What Do I Read Next?
- Mansfield's "Bliss," written in 1918 is another story of a woman's struggle with dissatisfaction and alienation. Bertha is young, married, and a new mother. Her husband is successful, and a nurse helps her with her new baby. A joyous dinner party, with its liveliness and opportunity for interpersonal penetration and imagination, only serves to heighten Bertha's isolation when it ends and she is left once again with a comparatively empty house.
- Kathenne Anne Porter's "The Jilting of Granny Weatherall" (1929) concerns a dying woman's final thoughts. Written in the stream-of-consciousness style, Granny Weatherall's interior monologue is notable for what it contains as well as for what is left unspoken.
- A more intimate biography of Katherine Mansfield is provided by LM (Ida Constance Baker) in her 1971 memoir Katherine Mansfield: The Memories of LM. LM was Mansfield's close friend and assistant. The book was published in 1971 by Michael Joseph Ltd. and reprinted in 1985 by Virago Press.

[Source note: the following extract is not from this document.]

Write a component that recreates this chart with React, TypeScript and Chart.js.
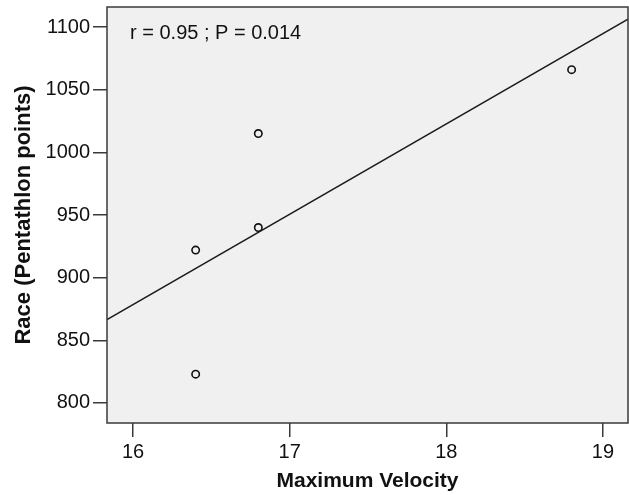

- Virginia Woolf's "The Mark on the Wall," first published in 1917, also uses a stream-of-consciousness narrative style like "Miss Brill." A woman contemplates a mark on the wall, imagining what it might be. In the course of her thoughts, her mind wanders over a variety of subjects.
- "Araby" by James Joyce first published in Dubliners (1914), recounts a young narrator's stark realization that the world of romance and religion in which he had immersed himself is a foolish, inaccurate view of reality.
- Heather Murray's Double Lives: Women in the Stories of Katherine Mansfield provides a feminist interpretation of Mansfield's work. It was published in 1990 by the University of Otago Press.